En 2011, dans le contexte du printemps arabe, une guerre civile a éclaté en Syrie, opposant divers groupes armés au régime du président Bachar al-Assad.
 
Rapidement, une coalition à majorité kurde dirigée par le Parti de l’Union démocratique (PYD) ainsi que d’autres partis et groupes kurdes, arabes, syriens, assyriens et turkmènes ont créé une région autonome dans le nord du pays : Le Rojava. Après la création d’une nouvelle constitution, la Fédération démocratique du nord de la Syrie a finalement été créée en 2016.
 
L’attention internationale accordée au Rojava a augmenté de façon exponentielle au cours des années suivantes, en grande partie en raison du rôle crucial joué par les unités de défense populaire (YPG) et les unités de défense des femmes (YPJ) dans la lutte contre les milices fascistes de DAESH / ISIS sur le terrain.

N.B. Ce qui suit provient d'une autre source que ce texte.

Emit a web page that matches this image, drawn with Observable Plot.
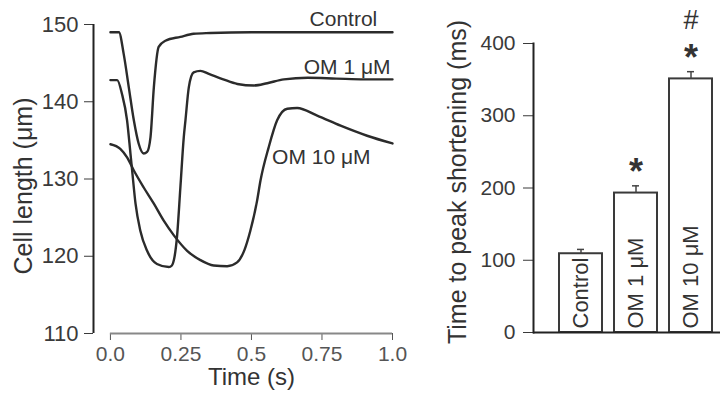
<!DOCTYPE html>
<html><head><meta charset="utf-8">
<script src="https://cdn.jsdelivr.net/npm/d3@7"></script>
<script src="https://cdn.jsdelivr.net/npm/@observablehq/plot@0.6"></script>
<style>
html,body{margin:0;padding:0;background:#fff;}
#wrap{display:flex;width:723px;height:407px;overflow:hidden;background:#fff;}
#wrap svg{display:block;flex:none;}
</style></head><body><div id="wrap"></div>
<script>
// ---- Left panel: cell length traces (time in s, length in µm)
const tControl = [0, 0.03, 0.047, 0.065, 0.083, 0.1, 0.118, 0.13, 0.142, 0.154, 0.171, 0.195, 0.248, 0.295, 0.355, 0.5, 0.75, 1.0];
const vControl = [149.0, 149.0, 146.2, 141.9, 137.6, 134.6, 133.3, 133.5, 135.4, 141.9, 147.1, 147.9, 148.4, 148.8, 148.9, 149.0, 149.0, 149.0];

const tOM1 = [0, 0.024, 0.041, 0.059, 0.071, 0.077, 0.089, 0.106, 0.13, 0.165, 0.207, 0.218, 0.225, 0.236, 0.248, 0.26, 0.266, 0.278, 0.295, 0.319, 0.349, 0.4, 0.45, 0.509, 0.556, 0.615, 0.7, 0.8, 0.9, 1.0];
const vOM1 = [142.8, 142.8, 141.0, 137.6, 133.3, 131.1, 126.8, 123.3, 120.7, 119.0, 118.6, 118.8, 119.5, 122.5, 128.9, 135.4, 137.6, 141.9, 143.8, 144.0, 143.6, 142.9, 142.3, 142.1, 142.4, 142.9, 143.1, 143.0, 142.9, 142.9];

const tOM10 = [0, 0.035, 0.059, 0.083, 0.118, 0.154, 0.189, 0.225, 0.272, 0.319, 0.366, 0.414, 0.449, 0.475, 0.496, 0.52, 0.532, 0.561, 0.591, 0.627, 0.662, 0.733, 0.816, 0.91, 1.0];
const vOM10 = [134.5, 133.9, 132.8, 131.1, 128.9, 126.8, 124.6, 122.7, 120.7, 119.5, 118.8, 118.7, 119.2, 120.8, 123.3, 127.2, 129.8, 134.1, 137.6, 139.1, 139.2, 138.2, 136.9, 135.6, 134.6];

const seriesNames = ["Control", "OM 1 μM", "OM 10 μM"];
const xTicks = [0, 0.25, 0.5, 0.75, 1.0];
const xTickLabels = ["0.0", "0.25", "0.5", "0.75", "1.0"];
const yTicksLeft = [110, 120, 130, 140, 150];

// trace label anchors (data coordinates)
const labelT = [0.946, 0.993, 0.573];
const labelV = [150.7, 144.4, 132.8];

// ---- Right panel: time to peak shortening (ms)
const categories = ["Control", "OM 1 μM", "OM 10 μM"];
const tpsValues = [109, 193, 351];
const tpsErrors = [6, 10, 10];
const sigStar = ["", "*", "*"];
const sigHash = ["", "", "#"];
const yTicksRight = [0, 100, 200, 300, 400];

// ---- build tables
const traces = [
  ...tControl.map((t, i) => ({series: seriesNames[0], t, v: vControl[i]})),
  ...tOM1.map((t, i) => ({series: seriesNames[1], t, v: vOM1[i]})),
  ...tOM10.map((t, i) => ({series: seriesNames[2], t, v: vOM10[i]}))
];
const traceLabels = seriesNames.map((s, i) => ({s, t: labelT[i], v: labelV[i]}));
const bars = categories.map((cat, i) => ({cat, value: tpsValues[i], err: tpsErrors[i], star: sigStar[i], hash: sigHash[i]}));

const font = "'Liberation Sans', Arial, Helvetica, sans-serif";
const ink = "#2b2b2b";
const xDomainLeft = [-0.06, 1.0];

const left = Plot.plot({
  width: 420, height: 407,
  marginLeft: 93, marginRight: 28, marginTop: 24, marginBottom: 74,
  style: {fontFamily: font, fontSize: "21px", color: "#333", background: "#fff", overflow: "visible"},
  x: {domain: xDomainLeft},
  y: {domain: [yTicksLeft[0], yTicksLeft[yTicksLeft.length - 1]]},
  marks: [
    Plot.axisY({ticks: yTicksLeft, tickSize: 9, tickPadding: 6, label: null, fontSize: 22, color: "#3a3a3a"}),
    Plot.axisX({ticks: xTicks, tickFormat: d => xTickLabels[xTicks.indexOf(d)], tickSize: 7, tickPadding: 6, label: null, fontSize: 21, color: "#555"}),
    Plot.ruleX([xDomainLeft[0]], {stroke: "#222", strokeWidth: 2}),
    Plot.ruleY([yTicksLeft[0]], {x1: xTicks[0], x2: xTicks[xTicks.length - 1], stroke: "#888", strokeWidth: 2}),
    Plot.line(traces, {x: "t", y: "v", z: "series", stroke: ink, strokeWidth: 2.4, curve: "monotone-x"}),
    Plot.text(traceLabels.filter(d => d.s !== seriesNames[2]), {x: "t", y: "v", text: "s", textAnchor: "end", fontSize: 21, fill: "#333"}),
    Plot.text(traceLabels.filter(d => d.s === seriesNames[2]), {x: "t", y: "v", text: "s", textAnchor: "start", fontSize: 21, fill: "#333"}),
    Plot.text(["Cell length (μm)"], {frameAnchor: "left", textAnchor: "middle", lineAnchor: "middle", rotate: -90, dx: -70, dy: 7, fontSize: 25, fill: "#333"}),
    Plot.text([{label: "Time (s)", x: (xTicks[0] + xTicks[xTicks.length - 1]) / 2}], {x: "x", text: "label", frameAnchor: "bottom", textAnchor: "middle", lineAnchor: "middle", dy: 44, fontSize: 24, fill: "#333"})
  ]
});

const right = Plot.plot({
  width: 303, height: 407,
  marginLeft: 113, marginRight: 3, marginTop: 43, marginBottom: 75,
  style: {fontFamily: font, fontSize: "21px", color: "#333", background: "#fff", overflow: "visible"},
  x: {domain: categories, paddingInner: 0.22, paddingOuter: 0.28, align: 0.76, axis: null},
  y: {domain: [yTicksRight[0], yTicksRight[yTicksRight.length - 1]]},
  marks: [
    Plot.axisY({ticks: yTicksRight, tickSize: 10, tickPadding: 8, label: null, fontSize: 21, color: "#3a3a3a"}),
    Plot.frame({anchor: "left", stroke: "#222", strokeWidth: 2}),
    Plot.barY(bars, {x: "cat", y: "value", fill: "#fff", stroke: "#3a3a3a", strokeWidth: 2}),
    Plot.ruleX(bars, {x: "cat", y1: "value", y2: d => d.value + d.err, stroke: "#444", strokeWidth: 1.5}),
    Plot.tickY(bars, {x: "cat", y: d => d.value + d.err, insetLeft: 18, insetRight: 18, stroke: "#444", strokeWidth: 1.5}),
    Plot.ruleY([0], {stroke: "#222", strokeWidth: 2}),
    Plot.text(bars, {x: "cat", y: 0, text: "cat", rotate: -90, textAnchor: "start", dy: -4, fontSize: 22, fill: "#333"}),
    Plot.text(bars, {x: "cat", y: d => d.value + d.err, text: "star", dy: -13, fontSize: 36, fontWeight: "bold", fill: "#333"}),
    Plot.text(bars, {x: "cat", y: d => d.value + d.err, text: "hash", dy: -51, fontSize: 27, fill: "#333"}),
    Plot.text(["Time to peak shortening (ms)"], {frameAnchor: "left", textAnchor: "middle", lineAnchor: "middle", rotate: -90, dx: -76, dy: -6, fontSize: 25, fill: "#333"})
  ]
});

document.getElementById("wrap").append(left, right);
</script>
</body></html>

En effet, c’est le combat héroïque des YPG/YPJ (avec le soutien aérien de la coalition internationale) qui, mètre par mètre, ville par ville, a permis au début de cette année de mettre fin au régime de terreur de l’Etat islamique (EI) en Syrie et en Irak.
 
Cependant, peu de médias occidentaux se sont intéressés au formidable projet révolutionnaire qui se développe actuellement au Rojava. Depuis 2012, une nouvelle forme de société autogérée, libre d’un État centralisé, fondée sur les valeurs de la libération des femmes, de la démocratie et de l’écologie s’y est construite.
 
Basé sur l’idéologie du mouvement de libération kurde et les écrits de son dirigeant Abdullah Öcalan, cet exemple concret de société à fondement socialiste est une source d’inspiration et d’espoir pour tous les mouvements de gauche. Plus que cela, Rojava montre qu’une autre société est possible.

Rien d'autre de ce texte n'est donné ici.